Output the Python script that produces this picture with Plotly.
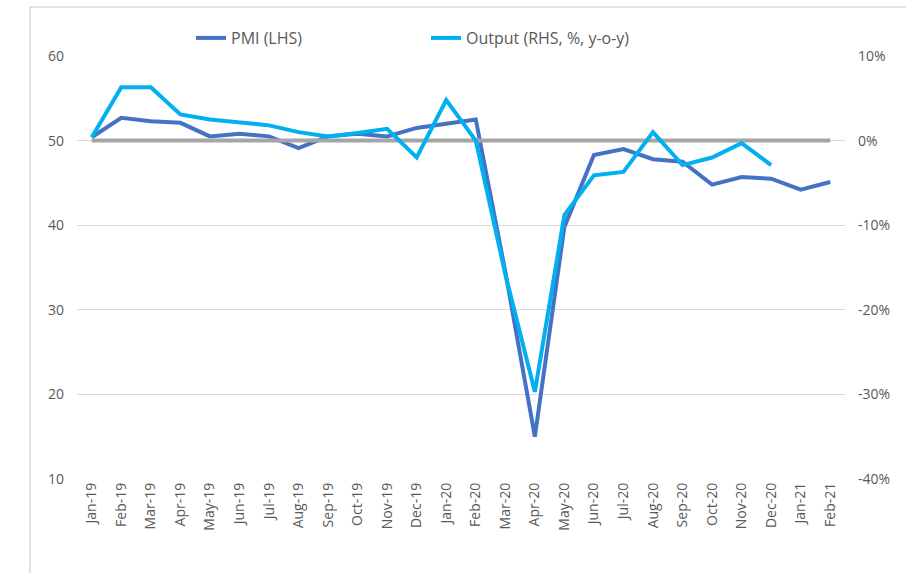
import plotly.graph_objects as go

months = ["Jan-19", "Feb-19", "Mar-19", "Apr-19", "May-19", "Jun-19", "Jul-19", "Aug-19",
          "Sep-19", "Oct-19", "Nov-19", "Dec-19", "Jan-20", "Feb-20", "Mar-20", "Apr-20",
          "May-20", "Jun-20", "Jul-20", "Aug-20", "Sep-20", "Oct-20", "Nov-20", "Dec-20",
          "Jan-21", "Feb-21"]

pmi = [50.4, 52.7, 52.3, 52.1, 50.5, 50.8, 50.5, 49.1, 50.5, 50.8, 50.5, 51.5, 52.0, 52.5,
       34.5, 15.0, 39.8, 48.3, 49.0, 47.8, 47.5, 44.8, 45.7, 45.5, 44.2, 45.1]

output = [0.4, 6.3, 6.3, 3.1, 2.5, 2.2, 1.8, 1.0, 0.5, 0.9, 1.4, -2.0, 4.8, 0.0,
          -15.8, -29.7, -8.8, -4.1, -3.7, 1.0, -2.9, -2.0, -0.3, -2.9, None, None]

zero_line = [0.0] * len(months)

left_ticks = [10, 20, 30, 40, 50, 60]
right_ticks = [-40, -30, -20, -10, 0, 10]
right_labels = ["-40%", "-30%", "-20%", "-10%", "0%", "10%"]

FONT = "Open Sans"
GREY_TXT = "#595959"

fig = go.Figure()
fig.add_trace(go.Scatter(x=months, y=zero_line, yaxis="y2", mode="lines",
                         line=dict(color="#A5A5A5", width=4), showlegend=False,
                         hoverinfo="skip"))
fig.add_trace(go.Scatter(x=months, y=pmi, name="PMI (LHS)", mode="lines",
                         line=dict(color="#4472C4", width=4), legend="legend"))
fig.add_trace(go.Scatter(x=months, y=output, name="Output (RHS, %, y-o-y)", yaxis="y2",
                         mode="lines", line=dict(color="#00B0F0", width=4),
                         legend="legend2"))

L, R, T, B = 77, 61, 56, 94
W, H = 906, 573
pw, ph = W - L - R, H - T - B

def px_x(p):
    return (p - L) / pw

def px_y(p):
    return 1 - (p - T) / ph

fig.update_layout(
    width=W, height=H,
    margin=dict(l=L, r=R, t=T, b=B, autoexpand=False),
    paper_bgcolor="white", plot_bgcolor="white",
    font=dict(family=FONT, color=GREY_TXT, size=14),
    xaxis=dict(type="category", range=[-0.5, len(months) - 0.5], tickangle=-90,
               showgrid=False, showline=False, ticks="", zeroline=False,
               tickfont=dict(size=14, color=GREY_TXT)),
    yaxis=dict(range=[10, 60], tickvals=left_ticks, showgrid=True, gridcolor="#D9D9D9",
               gridwidth=1, zeroline=False, showline=False, ticks="",
               ticklabelstandoff=12, tickfont=dict(size=14, color=GREY_TXT)),
    yaxis2=dict(range=[-40, 10], overlaying="y", side="right", tickvals=right_ticks,
                ticktext=right_labels, showgrid=False, zeroline=False, showline=False,
                ticks="", ticklabelstandoff=12, tickfont=dict(size=14, color=GREY_TXT)),
    legend=dict(orientation="h", x=px_x(191), y=px_y(38), xanchor="left", yanchor="middle",
                font=dict(size=16, color=GREY_TXT), bgcolor="rgba(0,0,0,0)"),
    legend2=dict(orientation="h", x=px_x(426), y=px_y(38), xanchor="left", yanchor="middle",
                 font=dict(size=16, color=GREY_TXT), bgcolor="rgba(0,0,0,0)"),
    shapes=[dict(type="rect", xref="paper", yref="paper",
                 x0=px_x(30), x1=px_x(W + 20), y0=px_y(H + 20), y1=px_y(7),
                 line=dict(color="#D9D9D9", width=1.5), fillcolor="rgba(0,0,0,0)",
                 layer="below")],
    showlegend=True,
)

fig.write_html("out.html", config={"displayModeBar": False},
               post_script="document.body.style.margin='0px';")
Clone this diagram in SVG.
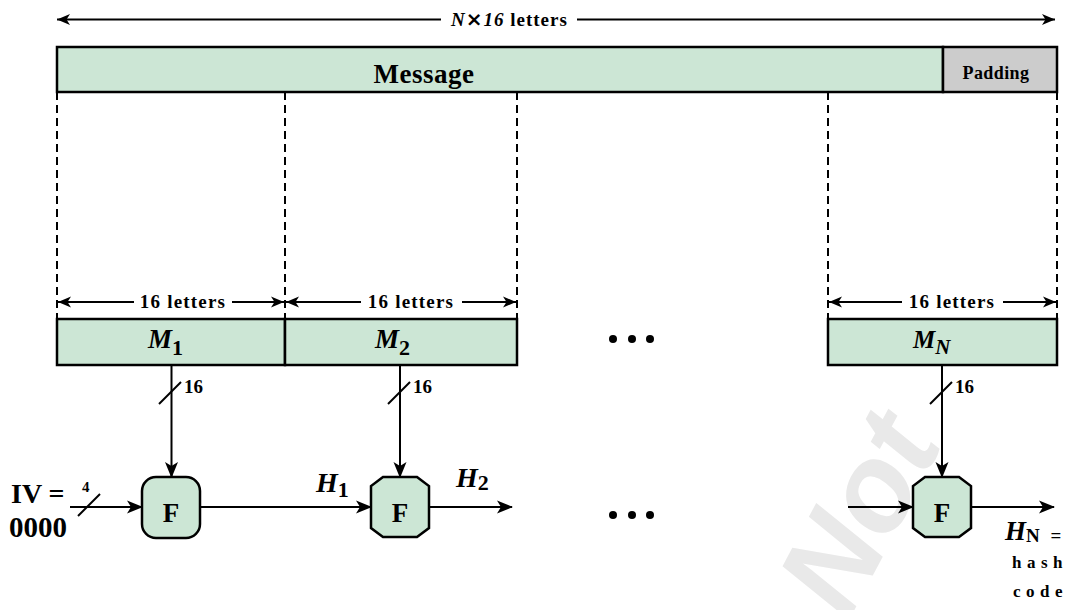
<svg xmlns="http://www.w3.org/2000/svg" width="1076" height="610" viewBox="0 0 1076 610">
<style>
.t{font-family:"Liberation Serif","Times New Roman",serif;font-weight:bold;fill:#000}
.i{font-style:italic}
.box{fill:#cce6d5;stroke:#000;stroke-width:2.5}
.pad{fill:#cccccc;stroke:#000;stroke-width:2.5}
.ln{stroke:#000;stroke-width:2;fill:none}
.dash{stroke:#000;stroke-width:2;stroke-dasharray:8 5;fill:none}
.arr{marker-end:url(#ah)}
.sarr{marker-end:url(#ahs)}
.sarrs{marker-start:url(#ahs)}
</style>
<defs>
<marker id="ah" markerUnits="userSpaceOnUse" markerWidth="17" markerHeight="14" refX="15" refY="7" orient="auto"><path d="M0,0.5 L16,7 L0,13.5 L4,7 z" fill="#000"/></marker>
<marker id="ahs" markerUnits="userSpaceOnUse" markerWidth="14" markerHeight="12" refX="13" refY="6" orient="auto-start-reverse"><path d="M0,0.5 L13,6 L0,11.5 L3.5,6 z" fill="#000"/></marker>
</defs>
<rect width="1076" height="610" fill="#fff"/>

<text x="0" y="0" transform="translate(848,622) rotate(-62)" font-family="Liberation Sans,Arial,sans-serif" font-weight="bold" font-style="italic" font-size="122" fill="#e9e9e9">Not</text>

<g id="top-span">
<line class="ln sarrs" x1="57" y1="19.5" x2="441" y2="19.5"/>
<line class="ln sarr" x1="577" y1="19.5" x2="1055" y2="19.5"/>
<text class="t" x="451" y="26" font-size="19" letter-spacing="1"><tspan class="i">N</tspan><tspan font-family="DejaVu Sans,sans-serif" font-size="20">×</tspan><tspan class="i">16</tspan> letters</text>
</g>

<g id="message">
<rect class="box" x="57" y="47" width="886" height="45"/>
<text class="t" x="424" y="83" font-size="27" letter-spacing="0.5" text-anchor="middle">Message</text>
</g>
<g id="padding">
<rect class="pad" x="943" y="47" width="114" height="45"/>
<text class="t" x="996" y="79" font-size="18" letter-spacing="0.4" text-anchor="middle">Padding</text>
</g>

<g id="dashes">
<line class="dash" x1="57" y1="92" x2="57" y2="319"/>
<line class="dash" x1="285" y1="92" x2="285" y2="319"/>
<line class="dash" x1="517" y1="92" x2="517" y2="319"/>
<line class="dash" x1="828" y1="92" x2="828" y2="319"/>
<line class="dash" x1="1057" y1="92" x2="1057" y2="319"/>
</g>

<g id="span-1">
<line class="ln sarrs" x1="58" y1="302" x2="134" y2="302"/>
<line class="ln sarr" x1="232" y1="302" x2="284" y2="302"/>
<text class="t" x="183" y="308" font-size="19" letter-spacing="1.2" text-anchor="middle">16 letters</text>
</g>
<g id="span-2">
<line class="ln sarrs" x1="286" y1="302" x2="361" y2="302"/>
<line class="ln sarr" x1="462" y1="302" x2="516" y2="302"/>
<text class="t" x="411" y="308" font-size="19" letter-spacing="1.2" text-anchor="middle">16 letters</text>
</g>
<g id="span-n">
<line class="ln sarrs" x1="829" y1="302" x2="902" y2="302"/>
<line class="ln sarr" x1="1003" y1="302" x2="1056" y2="302"/>
<text class="t" x="952" y="308" font-size="19" letter-spacing="1.2" text-anchor="middle">16 letters</text>
</g>

<g id="M1">
<rect class="box" x="57" y="319" width="228" height="46"/>
<text class="t" x="148" y="348" font-size="27"><tspan class="i">M</tspan><tspan font-size="22" dy="7">1</tspan></text>
</g>
<g id="M2">
<rect class="box" x="285" y="319" width="232" height="46"/>
<text class="t" x="375" y="348" font-size="27"><tspan class="i">M</tspan><tspan font-size="22" dy="7">2</tspan></text>
</g>
<g id="MN">
<rect class="box" x="828" y="319" width="229" height="46"/>
<text class="t" x="913" y="348" font-size="25"><tspan class="i">M</tspan><tspan class="i" font-size="21" dy="6">N</tspan></text>
</g>

<g id="dots">
<circle cx="613" cy="339" r="4"/><circle cx="632" cy="339" r="4"/><circle cx="650" cy="339" r="4"/>
<circle cx="613" cy="515" r="4"/><circle cx="632" cy="515" r="4"/><circle cx="650" cy="515" r="4"/>
</g>

<g id="connectors">
<line class="ln arr" x1="171.5" y1="365" x2="171.5" y2="477"/>
<line class="ln" x1="159" y1="404" x2="181" y2="382"/>
<text class="t" x="184" y="393" font-size="19">16</text>

<line class="ln arr" x1="400" y1="365" x2="400" y2="477"/>
<line class="ln" x1="388" y1="404" x2="410" y2="382"/>
<text class="t" x="413" y="393" font-size="19">16</text>

<line class="ln arr" x1="942" y1="365" x2="942" y2="477"/>
<line class="ln" x1="930" y1="404" x2="952" y2="382"/>
<text class="t" x="955" y="393" font-size="19">16</text>

<line class="ln arr" x1="70" y1="507" x2="142" y2="507"/>
<line class="ln" x1="78" y1="516" x2="100" y2="494"/>
<text class="t" x="82" y="492" font-size="15">4</text>

<line class="ln arr" x1="200" y1="507" x2="371" y2="507"/>
<text class="t" x="316" y="492" font-size="28"><tspan class="i">H</tspan><tspan font-size="22" dy="5">1</tspan></text>

<line class="ln arr" x1="429" y1="507" x2="512" y2="507"/>
<text class="t" x="456" y="487" font-size="28"><tspan class="i">H</tspan><tspan font-size="22" dy="3">2</tspan></text>

<line class="ln arr" x1="848" y1="507" x2="913" y2="507"/>
<line class="ln arr" x1="971" y1="507" x2="1054" y2="507"/>
</g>

<g id="IV">
<text class="t" x="11" y="503" font-size="28">IV =</text>
<text class="t" x="9" y="537" font-size="29">0000</text>
</g>

<g id="F1">
<rect class="box" x="142" y="477" width="58" height="61" rx="14"/>
<text class="t" x="171" y="522" font-size="27" text-anchor="middle">F</text>
</g>
<g id="F2">
<path class="box" d="M383,477 H417 L429,486 V528 L417,537 H383 L371,528 V486 Z"/>
<text class="t" x="400" y="522" font-size="27" text-anchor="middle">F</text>
</g>
<g id="FN">
<path class="box" d="M925,477 H959 L971,486 V528 L959,537 H925 L913,528 V486 Z"/>
<text class="t" x="942" y="522" font-size="27" text-anchor="middle">F</text>
</g>

<g id="hash-out">
<text class="t" x="1005" y="540" font-size="27"><tspan class="i">H</tspan><tspan font-size="19" dy="2" letter-spacing="3">N =</tspan></text>
<text class="t" x="1012" y="568" font-size="17" letter-spacing="5.5">hash</text>
<text class="t" x="1013" y="597" font-size="17" letter-spacing="5.5">code</text>
</g>
</svg>
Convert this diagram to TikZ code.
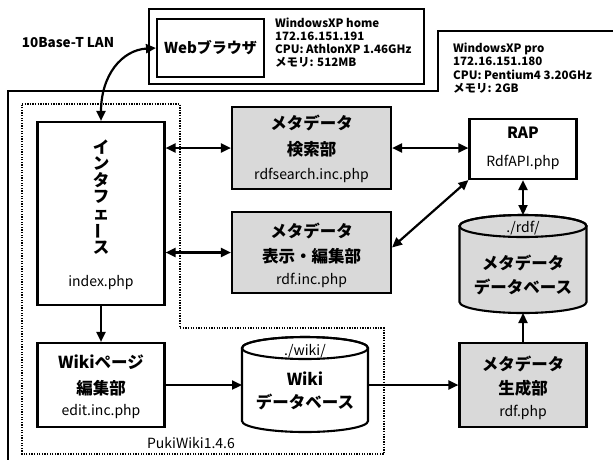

- [Exercise requirements]: Go through the listing above and return every line where the word "this" occurs.

- [Complete output]:
Output the Python script that produces this picture with Plotly.
Clone this diagram in SVG.
Convert this diagram to TikZ code.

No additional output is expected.